Deliver the pork along with a basic coleslaw (shredded cabbage and carrot, mayonnaise, a splash of cider vinegar and a little celery seed) and a package of rolls. For a second meal, the pork could be put on nachos, so a bag of chips and some nacho fixings would be useful. Cheese, chopped tomatoes, chopped onion, sliced jalapenos, sour cream, salsa—whatever the recipients might like.
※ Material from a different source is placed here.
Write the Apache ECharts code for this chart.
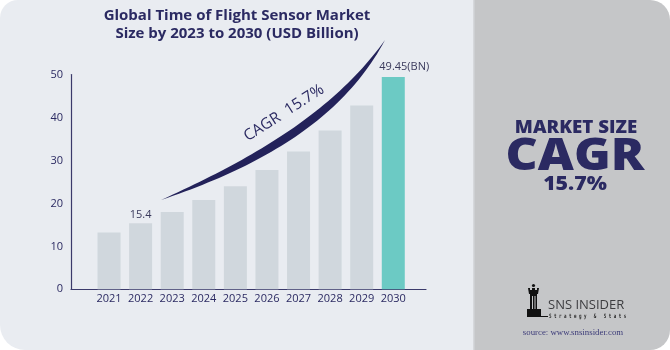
<!DOCTYPE html>
<html>
<head>
<meta charset="utf-8">
<script src="https://cdn.jsdelivr.net/npm/echarts@6/dist/echarts.min.js"></script>
<style>
  html, body { margin: 0; padding: 0; background: #ffffff; }
  #chart { width: 670px; height: 350px; }
</style>
</head>
<body>
<div id="chart"></div>
<script>
// data
const years = [2021, 2022, 2023, 2024, 2025, 2026, 2027, 2028, 2029, 2030]
const marketSize = [13.2, 15.4, 18.0, 20.8, 24.0, 27.8, 32.1, 37.0, 42.8, 49.45]
const yTicks = [0, 10, 20, 30, 40, 50]
const labelledYears = { 2022: '15.4', 2030: '49.45(BN)' }

const navy = '#2b2a62'
const chart = echarts.init(document.getElementById('chart'))

const barData = years.map((y, i) => {
  const item = { value: [y, marketSize[i]] }
  if (y === 2030) item.itemStyle = { color: '#6ccac4' }
  if (labelledYears[y]) {
    item.label = {
      show: true,
      position: 'top',
      distance: y === 2030 ? 5 : 3,
      offset: y === 2030 ? [11, 0] : [0, 0],
      formatter: labelledYears[y],
      color: '#3a3a5c',
      fontSize: 11,
      fontFamily: 'Open Sans'
    }
  }
  return item
})

// swoosh arrow over the bars (decoration): two cubic edges sampled into a polygon
const cubic = (p0, p1, p2, p3, t) => {
  const u = 1 - t
  return [
    u * u * u * p0[0] + 3 * u * u * t * p1[0] + 3 * u * t * t * p2[0] + t * t * t * p3[0],
    u * u * u * p0[1] + 3 * u * u * t * p1[1] + 3 * u * t * t * p2[1] + t * t * t * p3[1]
  ]
}
const swooshPts = []
for (let t = 0; t <= 1.0001; t += 0.02) swooshPts.push(cubic([161, 200], [256, 157], [334, 111], [385, 40], t))
for (let t = 1; t >= -0.0001; t -= 0.02) swooshPts.push(cubic([161, 200], [262, 166], [343, 119], [385, 40], t))

const option = {
  backgroundColor: '#ffffff',
  animation: false,
  grid: { left: 71, right: 244, top: 74.6, bottom: 60.7 },
  xAxis: {
    type: 'value',
    min: 2019.796,
    max: 2031.036,
    axisLine: { show: true, lineStyle: { color: '#3b3a6b', width: 1.2 } },
    axisTick: { show: false },
    splitLine: { show: false },
    axisLabel: {
      customValues: years,
      formatter: v => String(v),
      color: navy,
      fontSize: 11,
      fontFamily: 'Open Sans',
      margin: 4
    }
  },
  yAxis: {
    type: 'value',
    min: 0,
    max: 50,
    axisLine: { show: true, lineStyle: { color: '#3b3a6b', width: 1.2 } },
    axisTick: { show: false },
    splitLine: { show: false },
    axisLabel: {
      customValues: yTicks,
      color: navy,
      fontSize: 11,
      fontFamily: 'Open Sans',
      margin: 8
    }
  },
  series: [{
    type: 'bar',
    barWidth: 23,
    data: barData,
    itemStyle: { color: '#d0d7dd' },
    z: 3
  }],
  graphic: [
    // panels
    { type: 'rect', z: -10, shape: { x: 0, y: 0, width: 500, height: 350, r: [18, 0, 0, 25] }, style: { fill: '#e9ecf1' } },
    { type: 'rect', z: -9, shape: { x: 474, y: 0, width: 196, height: 350, r: [0, 20, 20, 0] }, style: { fill: '#c5c6c8' } },
    { type: 'rect', z: -8, shape: { x: 473, y: 0, width: 1.5, height: 350 }, style: { fill: '#d6d8dc' } },
    // title
    {
      type: 'text', x: 237, y: 7, z: 10,
      style: {
        text: 'Global Time of Flight Sensor Market\nSize by 2023 to 2030 (USD Billion)',
        align: 'center', verticalAlign: 'top',
        font: '700 15px "Open Sans"', lineHeight: 18, fill: navy
      }
    },
    // swoosh + label
    { type: 'polygon', z: 10, shape: { points: swooshPts }, style: { fill: '#23225a' } },
    {
      type: 'text', x: 284, y: 113, rotation: 0.571, z: 10,
      style: {
        text: 'CAGR  15.7%', align: 'center', verticalAlign: 'middle',
        font: '500 15.5px "Open Sans"', fill: navy
      }
    },
    // right panel
    {
      type: 'text', x: 576, y: 128, z: 10, scaleX: 1.1,
      style: { text: 'MARKET SIZE', align: 'center', verticalAlign: 'middle', font: '800 17px "Open Sans"', fill: navy }
    },
    {
      type: 'text', x: 575, y: 157, z: 10, scaleX: 1.13,
      style: { text: 'CAGR', align: 'center', verticalAlign: 'middle', font: '800 44px "Open Sans"', fill: navy }
    },
    {
      type: 'text', x: 575, y: 185, z: 10, scaleX: 1.12,
      style: { text: '15.7%', align: 'center', verticalAlign: 'middle', font: '800 19px "Open Sans"', fill: navy }
    },
    // logo: rook
    { type: 'circle', z: 10, shape: { cx: 533.5, cy: 285.5, r: 1.6 }, style: { fill: '#111' } },
    { type: 'polygon', z: 10, shape: { points: [[528, 288], [530, 288], [530, 290], [532, 290], [532, 288], [535, 288], [535, 290], [537, 290], [537, 288], [539, 288], [538, 294], [529, 294]] }, style: { fill: '#111' } },
    { type: 'rect', z: 10, shape: { x: 530, y: 294, width: 7, height: 15 }, style: { fill: '#111' } },
    { type: 'rect', z: 10, shape: { x: 532, y: 296, width: 1, height: 13 }, style: { fill: '#c5c6c8' } },
    { type: 'rect', z: 10, shape: { x: 534.5, y: 296, width: 1, height: 13 }, style: { fill: '#c5c6c8' } },
    { type: 'rect', z: 10, shape: { x: 527, y: 309, width: 14, height: 8 }, style: { fill: '#111' } },
    { type: 'rect', z: 10, shape: { x: 541, y: 316, width: 7, height: 1 }, style: { fill: '#111' } },
    {
      type: 'text', x: 548, y: 305, z: 10,
      style: { text: 'SNS INSIDER', align: 'left', verticalAlign: 'middle', font: '500 13px "Open Sans"', fill: '#3d3d40' }
    },
    {
      type: 'text', x: 549, y: 316.5, z: 10, scaleX: 0.69,
      style: { text: 'S t r a t e g y   &   S t a t s', align: 'left', verticalAlign: 'middle', font: '700 6px "DejaVu Sans Mono"', fill: '#2a2a2a' }
    },
    {
      type: 'text', x: 573, y: 332.5, z: 10,
      style: { text: 'source: www.snsinsider.com', align: 'center', verticalAlign: 'middle', font: '8.8px "Liberation Serif"', fill: '#3b3a78' }
    }
  ]
}

chart.setOption(option)
window.addEventListener('resize', () => chart.resize())
</script>
</body>
</html>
For those who can’t or won’t eat pork this recipe also works well with any fairly cheap cut of beef, or even chicken. With chicken I’d recommend using a whole chicken cut up, and take the skin off of the pieces prior to cooking. Then you’ll need to be a little careful shredding, as chicken has far more tiny bones that could find their way into the sauce than beef or pork. But any of the three meats would work fine.
However, perhaps you don’t feel like roasting a chicken or shredding pork or beef. Perhaps you want to give a casserole. If so, then I highly recommend enchiladas of some kind. They can be made ahead and either cooked, or delivered to the recipient uncooked for them to heat up as convenient. They can be made with meat (chicken, beef or pork), or vegetarian (with vegetarian refried beans and cheese), or even vegan (vegetarian refried beans and soy cheese would work, even if it wouldn’t be my combination of choice).
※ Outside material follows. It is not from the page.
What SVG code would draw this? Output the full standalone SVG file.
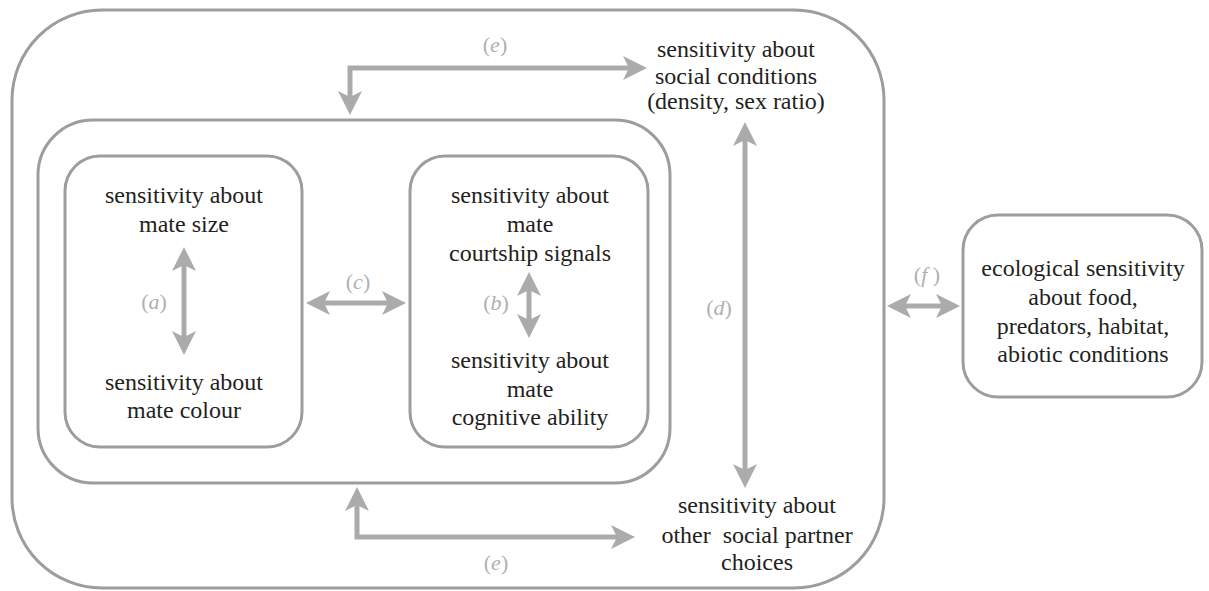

Enchiladas are simple to make but no one ever does, it seems. They can be somewhat messy to assemble, but they’re easy and good. Start with the large tortillas (I prefer flour—or rather, my husband does—but it’s a matter of choice, and the large ones are easier to roll up than the small ones) and pick your fillings. Sauteed onions and peppers with cheese are good, as is shredded chicken with sautéed mushrooms and onions (not a terribly traditional enchilada filling, but it’s delicious). For vegetarians, as I said, vegetarian refried beans with shredded cheese would work, and if your recipient is a vegan you can switch to soy cheese.
Place a line of filing down the center of the tortilla and roll it up. Then place it seam side down in a baking pan sprayed with cooking spray. Once you’ve got all the enchiladas made, they need some kind of sauce poured over them prior to baking. Although I’ve heard it derided, I think canned enchilada sauce is one of the most wonderful products ever invented. Who in their right mind would bother to make enchilada sauce from scratch? (Well, Rick Bayless and Diana Kennedy for two.) I wouldn’t even know where to begin. A can or two poured over the enchiladas prior to baking makes a pretty authentic tasting meal. Sprinkle with a little shredded cheese for appearance. If you’re squeamish about canned enchilada sauce, a jarred salsa verde (or a homemade one, if you insist) is also good.
If you don’t put vegetables in the enchiladas you need some little salad on the side. While not the most nutrient-dense food in the world, shredded iceberg just seems to go with Mexican food. A salad of shredded iceberg, chopped tomato and a little shredded cheese (possibly with the addition of a few kidney beans, depending on your audience and what’s in your enchiladas) dressed with a combination of sour cream and salsa in a one to one ratio is a nice accompaniment. Your vegan friends won’t necessarily be able to eat this, but the vegetarians and the meat eaters should be fine with it.
Although the enchiladas don’t lend themselves to any kind of leftover variant, they’re different enough from the standard baked ziti that they can be eaten for a second meal without too much feeling of tedium.
And if you’re feeling really ambitious, you can make all three things for the new mom and you’ll be her best friend forever for providing what is potentially a weeks’ worth of dinners with some lunches tossed in. But really, in this world of lasagna, penne casserole and spaghetti with meatballs, even a single variation would be welcomed, and you may wind up as her best friend anyway, just for providing it.